*TASK TO COMPLETE*
Return all the data below as it stands, minus the pictures.

*RECORDS TO PROCESS*
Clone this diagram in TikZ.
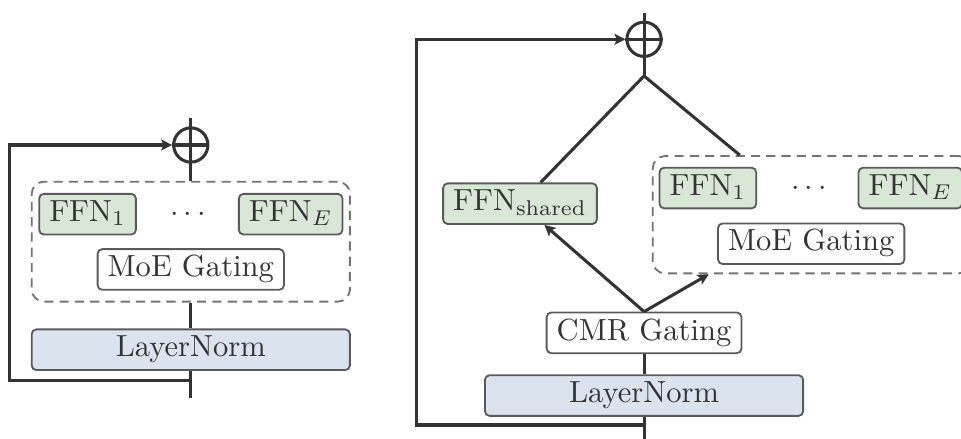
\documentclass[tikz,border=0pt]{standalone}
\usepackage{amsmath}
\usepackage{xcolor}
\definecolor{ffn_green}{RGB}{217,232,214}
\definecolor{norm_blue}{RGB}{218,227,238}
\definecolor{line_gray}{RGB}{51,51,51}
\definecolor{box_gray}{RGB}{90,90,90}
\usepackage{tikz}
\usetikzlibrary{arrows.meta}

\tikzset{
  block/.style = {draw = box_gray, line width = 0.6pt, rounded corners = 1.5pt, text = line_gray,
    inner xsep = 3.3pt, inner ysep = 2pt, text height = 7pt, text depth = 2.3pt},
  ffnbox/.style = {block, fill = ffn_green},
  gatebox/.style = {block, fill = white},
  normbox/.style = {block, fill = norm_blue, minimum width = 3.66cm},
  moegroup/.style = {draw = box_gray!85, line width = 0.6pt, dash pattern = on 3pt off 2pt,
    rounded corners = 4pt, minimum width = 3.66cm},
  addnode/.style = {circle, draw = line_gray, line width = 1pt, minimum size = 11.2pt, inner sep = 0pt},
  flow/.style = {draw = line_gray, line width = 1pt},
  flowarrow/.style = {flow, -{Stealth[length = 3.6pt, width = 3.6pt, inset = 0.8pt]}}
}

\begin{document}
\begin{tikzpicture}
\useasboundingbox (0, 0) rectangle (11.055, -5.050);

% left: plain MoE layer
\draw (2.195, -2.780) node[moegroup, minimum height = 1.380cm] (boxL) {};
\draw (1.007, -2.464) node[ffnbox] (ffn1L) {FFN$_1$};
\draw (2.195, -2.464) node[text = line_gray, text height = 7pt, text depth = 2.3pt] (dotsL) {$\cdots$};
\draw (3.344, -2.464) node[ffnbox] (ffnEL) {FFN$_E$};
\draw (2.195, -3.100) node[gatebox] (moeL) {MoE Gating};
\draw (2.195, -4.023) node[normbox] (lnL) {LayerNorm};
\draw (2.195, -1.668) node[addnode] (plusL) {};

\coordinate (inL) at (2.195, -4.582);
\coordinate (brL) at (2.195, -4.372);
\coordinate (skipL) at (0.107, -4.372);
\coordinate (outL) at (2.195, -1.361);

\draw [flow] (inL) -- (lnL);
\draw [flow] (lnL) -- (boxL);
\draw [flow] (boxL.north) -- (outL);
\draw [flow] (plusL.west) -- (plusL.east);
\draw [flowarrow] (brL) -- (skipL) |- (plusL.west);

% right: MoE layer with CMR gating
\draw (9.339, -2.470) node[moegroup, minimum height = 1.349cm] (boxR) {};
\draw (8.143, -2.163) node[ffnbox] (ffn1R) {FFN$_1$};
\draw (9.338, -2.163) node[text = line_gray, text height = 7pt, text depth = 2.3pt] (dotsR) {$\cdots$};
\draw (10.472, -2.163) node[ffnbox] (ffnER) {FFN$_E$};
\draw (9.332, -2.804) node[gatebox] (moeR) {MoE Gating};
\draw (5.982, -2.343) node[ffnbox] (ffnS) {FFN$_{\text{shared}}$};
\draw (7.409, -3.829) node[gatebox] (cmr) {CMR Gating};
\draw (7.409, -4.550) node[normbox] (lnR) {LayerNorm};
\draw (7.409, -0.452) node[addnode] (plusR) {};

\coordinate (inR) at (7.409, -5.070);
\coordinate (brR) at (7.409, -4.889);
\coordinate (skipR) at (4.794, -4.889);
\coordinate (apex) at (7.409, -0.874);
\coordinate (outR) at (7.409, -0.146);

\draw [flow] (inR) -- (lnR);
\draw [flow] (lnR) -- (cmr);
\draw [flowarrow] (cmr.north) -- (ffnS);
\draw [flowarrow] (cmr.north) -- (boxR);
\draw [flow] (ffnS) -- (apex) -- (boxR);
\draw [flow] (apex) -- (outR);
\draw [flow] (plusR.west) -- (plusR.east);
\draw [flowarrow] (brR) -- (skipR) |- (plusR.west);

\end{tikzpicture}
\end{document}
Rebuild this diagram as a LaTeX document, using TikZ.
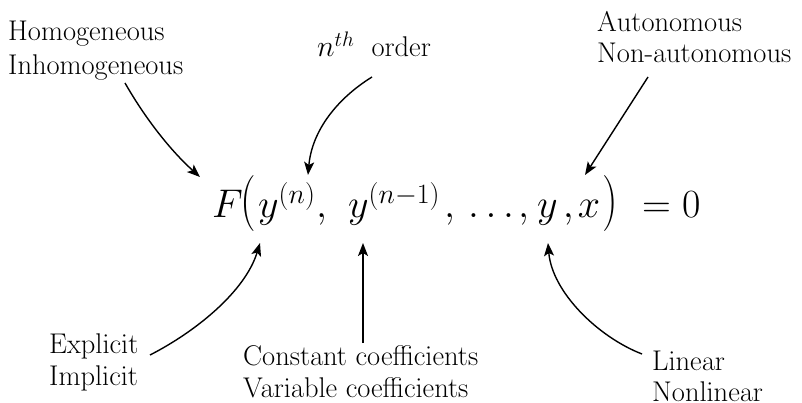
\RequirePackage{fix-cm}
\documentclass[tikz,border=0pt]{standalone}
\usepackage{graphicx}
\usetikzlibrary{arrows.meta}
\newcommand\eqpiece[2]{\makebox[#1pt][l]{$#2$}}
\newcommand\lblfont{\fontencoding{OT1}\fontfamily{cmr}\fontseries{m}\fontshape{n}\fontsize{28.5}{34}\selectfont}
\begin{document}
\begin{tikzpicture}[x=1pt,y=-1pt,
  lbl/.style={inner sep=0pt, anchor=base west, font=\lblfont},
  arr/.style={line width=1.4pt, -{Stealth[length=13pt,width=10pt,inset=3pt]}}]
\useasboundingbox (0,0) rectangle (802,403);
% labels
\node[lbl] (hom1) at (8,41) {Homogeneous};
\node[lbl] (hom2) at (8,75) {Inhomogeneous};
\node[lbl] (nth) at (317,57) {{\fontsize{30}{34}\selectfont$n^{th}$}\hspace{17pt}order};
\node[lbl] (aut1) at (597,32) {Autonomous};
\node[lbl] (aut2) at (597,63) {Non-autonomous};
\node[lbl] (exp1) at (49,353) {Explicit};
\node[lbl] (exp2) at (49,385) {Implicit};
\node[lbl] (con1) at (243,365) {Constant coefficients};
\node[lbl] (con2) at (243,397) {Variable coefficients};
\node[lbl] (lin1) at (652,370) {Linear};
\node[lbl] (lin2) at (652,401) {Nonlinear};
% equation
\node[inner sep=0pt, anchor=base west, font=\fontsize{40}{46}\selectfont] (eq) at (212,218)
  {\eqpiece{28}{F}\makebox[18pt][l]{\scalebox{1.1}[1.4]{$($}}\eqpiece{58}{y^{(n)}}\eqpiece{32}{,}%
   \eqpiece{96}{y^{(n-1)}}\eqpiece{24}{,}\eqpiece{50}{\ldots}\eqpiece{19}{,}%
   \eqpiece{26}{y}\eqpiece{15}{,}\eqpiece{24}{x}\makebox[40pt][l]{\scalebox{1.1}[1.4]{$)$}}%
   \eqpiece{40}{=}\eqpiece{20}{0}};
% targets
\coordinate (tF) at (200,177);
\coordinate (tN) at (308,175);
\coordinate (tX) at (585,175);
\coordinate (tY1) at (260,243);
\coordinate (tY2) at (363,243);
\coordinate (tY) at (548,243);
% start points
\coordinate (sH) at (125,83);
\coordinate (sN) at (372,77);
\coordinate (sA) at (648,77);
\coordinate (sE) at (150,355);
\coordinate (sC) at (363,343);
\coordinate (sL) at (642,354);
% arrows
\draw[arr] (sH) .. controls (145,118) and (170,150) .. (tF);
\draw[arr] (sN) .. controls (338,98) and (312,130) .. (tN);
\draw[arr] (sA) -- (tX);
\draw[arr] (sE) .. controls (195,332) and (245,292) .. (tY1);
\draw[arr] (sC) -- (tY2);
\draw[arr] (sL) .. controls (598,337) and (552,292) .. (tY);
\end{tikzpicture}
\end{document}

*RESULT OF THE EXERCISE*
Clone this diagram in TikZ.
\documentclass[tikz,border=0pt]{standalone}
\usepackage{amsmath}
\usepackage{xcolor}
\definecolor{ffn_green}{RGB}{217,232,214}
\definecolor{norm_blue}{RGB}{218,227,238}
\definecolor{line_gray}{RGB}{51,51,51}
\definecolor{box_gray}{RGB}{90,90,90}
\usepackage{tikz}
\usetikzlibrary{arrows.meta}

\tikzset{
  block/.style = {draw = box_gray, line width = 0.6pt, rounded corners = 1.5pt, text = line_gray,
    inner xsep = 3.3pt, inner ysep = 2pt, text height = 7pt, text depth = 2.3pt},
  ffnbox/.style = {block, fill = ffn_green},
  gatebox/.style = {block, fill = white},
  normbox/.style = {block, fill = norm_blue, minimum width = 3.66cm},
  moegroup/.style = {draw = box_gray!85, line width = 0.6pt, dash pattern = on 3pt off 2pt,
    rounded corners = 4pt, minimum width = 3.66cm},
  addnode/.style = {circle, draw = line_gray, line width = 1pt, minimum size = 11.2pt, inner sep = 0pt},
  flow/.style = {draw = line_gray, line width = 1pt},
  flowarrow/.style = {flow, -{Stealth[length = 3.6pt, width = 3.6pt, inset = 0.8pt]}}
}

\begin{document}
\begin{tikzpicture}
\useasboundingbox (0, 0) rectangle (11.055, -5.050);

% left: plain MoE layer
\draw (2.195, -2.780) node[moegroup, minimum height = 1.380cm] (boxL) {};
\draw (1.007, -2.464) node[ffnbox] (ffn1L) {FFN$_1$};
\draw (2.195, -2.464) node[text = line_gray, text height = 7pt, text depth = 2.3pt] (dotsL) {$\cdots$};
\draw (3.344, -2.464) node[ffnbox] (ffnEL) {FFN$_E$};
\draw (2.195, -3.100) node[gatebox] (moeL) {MoE Gating};
\draw (2.195, -4.023) node[normbox] (lnL) {LayerNorm};
\draw (2.195, -1.668) node[addnode] (plusL) {};

\coordinate (inL) at (2.195, -4.582);
\coordinate (brL) at (2.195, -4.372);
\coordinate (skipL) at (0.107, -4.372);
\coordinate (outL) at (2.195, -1.361);

\draw [flow] (inL) -- (lnL);
\draw [flow] (lnL) -- (boxL);
\draw [flow] (boxL.north) -- (outL);
\draw [flow] (plusL.west) -- (plusL.east);
\draw [flowarrow] (brL) -- (skipL) |- (plusL.west);

% right: MoE layer with CMR gating
\draw (9.339, -2.470) node[moegroup, minimum height = 1.349cm] (boxR) {};
\draw (8.143, -2.163) node[ffnbox] (ffn1R) {FFN$_1$};
\draw (9.338, -2.163) node[text = line_gray, text height = 7pt, text depth = 2.3pt] (dotsR) {$\cdots$};
\draw (10.472, -2.163) node[ffnbox] (ffnER) {FFN$_E$};
\draw (9.332, -2.804) node[gatebox] (moeR) {MoE Gating};
\draw (5.982, -2.343) node[ffnbox] (ffnS) {FFN$_{\text{shared}}$};
\draw (7.409, -3.829) node[gatebox] (cmr) {CMR Gating};
\draw (7.409, -4.550) node[normbox] (lnR) {LayerNorm};
\draw (7.409, -0.452) node[addnode] (plusR) {};

\coordinate (inR) at (7.409, -5.070);
\coordinate (brR) at (7.409, -4.889);
\coordinate (skipR) at (4.794, -4.889);
\coordinate (apex) at (7.409, -0.874);
\coordinate (outR) at (7.409, -0.146);

\draw [flow] (inR) -- (lnR);
\draw [flow] (lnR) -- (cmr);
\draw [flowarrow] (cmr.north) -- (ffnS);
\draw [flowarrow] (cmr.north) -- (boxR);
\draw [flow] (ffnS) -- (apex) -- (boxR);
\draw [flow] (apex) -- (outR);
\draw [flow] (plusR.west) -- (plusR.east);
\draw [flowarrow] (brR) -- (skipR) |- (plusR.west);

\end{tikzpicture}
\end{document}
Rebuild this diagram as a LaTeX document, using TikZ.
\RequirePackage{fix-cm}
\documentclass[tikz,border=0pt]{standalone}
\usepackage{graphicx}
\usetikzlibrary{arrows.meta}
\newcommand\eqpiece[2]{\makebox[#1pt][l]{$#2$}}
\newcommand\lblfont{\fontencoding{OT1}\fontfamily{cmr}\fontseries{m}\fontshape{n}\fontsize{28.5}{34}\selectfont}
\begin{document}
\begin{tikzpicture}[x=1pt,y=-1pt,
  lbl/.style={inner sep=0pt, anchor=base west, font=\lblfont},
  arr/.style={line width=1.4pt, -{Stealth[length=13pt,width=10pt,inset=3pt]}}]
\useasboundingbox (0,0) rectangle (802,403);
% labels
\node[lbl] (hom1) at (8,41) {Homogeneous};
\node[lbl] (hom2) at (8,75) {Inhomogeneous};
\node[lbl] (nth) at (317,57) {{\fontsize{30}{34}\selectfont$n^{th}$}\hspace{17pt}order};
\node[lbl] (aut1) at (597,32) {Autonomous};
\node[lbl] (aut2) at (597,63) {Non-autonomous};
\node[lbl] (exp1) at (49,353) {Explicit};
\node[lbl] (exp2) at (49,385) {Implicit};
\node[lbl] (con1) at (243,365) {Constant coefficients};
\node[lbl] (con2) at (243,397) {Variable coefficients};
\node[lbl] (lin1) at (652,370) {Linear};
\node[lbl] (lin2) at (652,401) {Nonlinear};
% equation
\node[inner sep=0pt, anchor=base west, font=\fontsize{40}{46}\selectfont] (eq) at (212,218)
  {\eqpiece{28}{F}\makebox[18pt][l]{\scalebox{1.1}[1.4]{$($}}\eqpiece{58}{y^{(n)}}\eqpiece{32}{,}%
   \eqpiece{96}{y^{(n-1)}}\eqpiece{24}{,}\eqpiece{50}{\ldots}\eqpiece{19}{,}%
   \eqpiece{26}{y}\eqpiece{15}{,}\eqpiece{24}{x}\makebox[40pt][l]{\scalebox{1.1}[1.4]{$)$}}%
   \eqpiece{40}{=}\eqpiece{20}{0}};
% targets
\coordinate (tF) at (200,177);
\coordinate (tN) at (308,175);
\coordinate (tX) at (585,175);
\coordinate (tY1) at (260,243);
\coordinate (tY2) at (363,243);
\coordinate (tY) at (548,243);
% start points
\coordinate (sH) at (125,83);
\coordinate (sN) at (372,77);
\coordinate (sA) at (648,77);
\coordinate (sE) at (150,355);
\coordinate (sC) at (363,343);
\coordinate (sL) at (642,354);
% arrows
\draw[arr] (sH) .. controls (145,118) and (170,150) .. (tF);
\draw[arr] (sN) .. controls (338,98) and (312,130) .. (tN);
\draw[arr] (sA) -- (tX);
\draw[arr] (sE) .. controls (195,332) and (245,292) .. (tY1);
\draw[arr] (sC) -- (tY2);
\draw[arr] (sL) .. controls (598,337) and (552,292) .. (tY);
\end{tikzpicture}
\end{document}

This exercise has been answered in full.